Just for that night, the group, finding the pub owner so amusing, called itself Herman and the Bloody Hermits, but later shortened it to just Herman’s Hermits, Noone said.

As for his elevation to world-famous pop star status at age 16 (with the 1965 No. 1 hit “I’m Into Something Good,” Noone said, “I think I was overeducated for the position. I didn’t take advantage of anyone.”

He chuckled when he recalling those occasions where a woman would approach him, Noone said he thought it was because she really loved him, which he gladly accepted, and not for other reasons.

Noone said he avoided many of the vices that claims the lives of other music stars. And that “it took me 30 years to get to AA,” a reference to Alcoholics Anonymous. He added that he is proud that he has “not been a drinker for 24 years.”

As for the 1960s, he said, “I grew up in a period when women became emancipated.,” adding that society was loosening up in its treatment of minorities, too — and the era’s music reflected that societal revolution. “And I think the Beatles were a cultural revolution.”

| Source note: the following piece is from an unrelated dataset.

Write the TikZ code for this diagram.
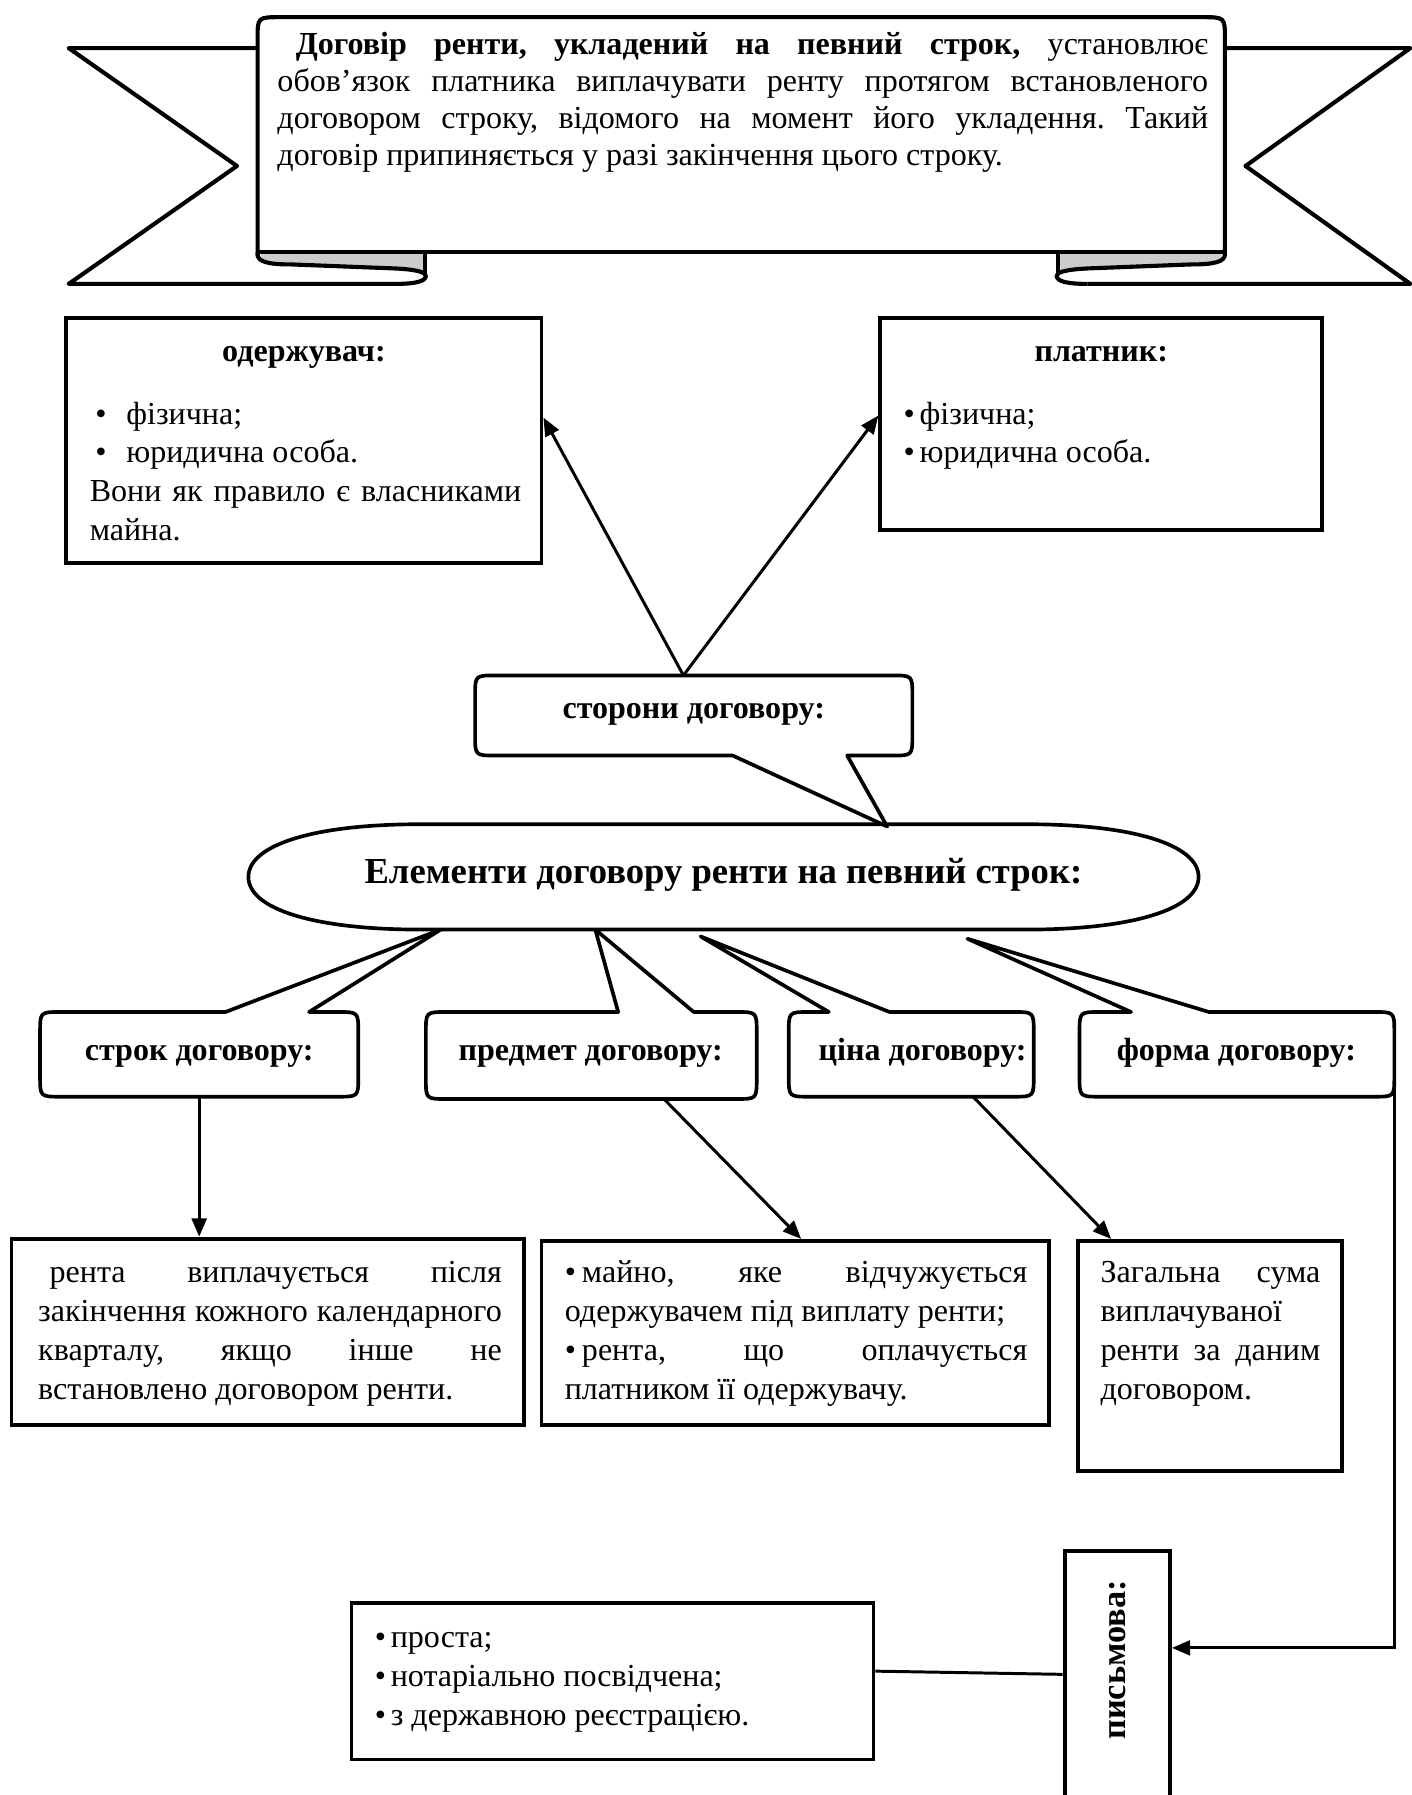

He added, “In my little world, I saw things getting better. “ Noone told of being raised in humble economic circumstances. “My family grew up on one sugar sandwich, as a treat,” which he and his siblings thought was fine because “we didn’t know that we were poor.”

And what is Noone’s favorite song by Herman’s Hermits?

“‘I’m Into Something Good,’ he quickly replied. “Because I was just (age) 16 when it was recorded. It went straight to No. 1.”

However, he quickly added that “I like equally ‘There’s a Kind of a Hush.’ With a chuckle, Noone noted that when he and his group perform that song, it always works out that he can sing the first words, “There’s a kind of a hush” followed by the fired-up audience members singing back to him the next part of the lyric, “all over the world.”

His favorite musical genre remains that of the British Invasion era (mid-1960s). Ironically, he said, “The British Invasion — it’s all American music.”

British Invasion bands chose to base their music off various American musical icons, such as Elvis Presley, Jerry Lee Lewis, Sam Cook, Mddy Waters and Muddy Waters, he said.

“We went for the pure, beautiful simplicity of Buddy Holly... Herman’s Hermits is a country band, you know.”

Noone said he stays fit with weight-lifting and other athletic activities and, as for his future as a performer, “I think 10 more years — that’s the motto of the band.”

However, Noone joked, “People should buy a ticket (to the SMCPA show) because we (Herman’s Hermits) might not last 10 more years!”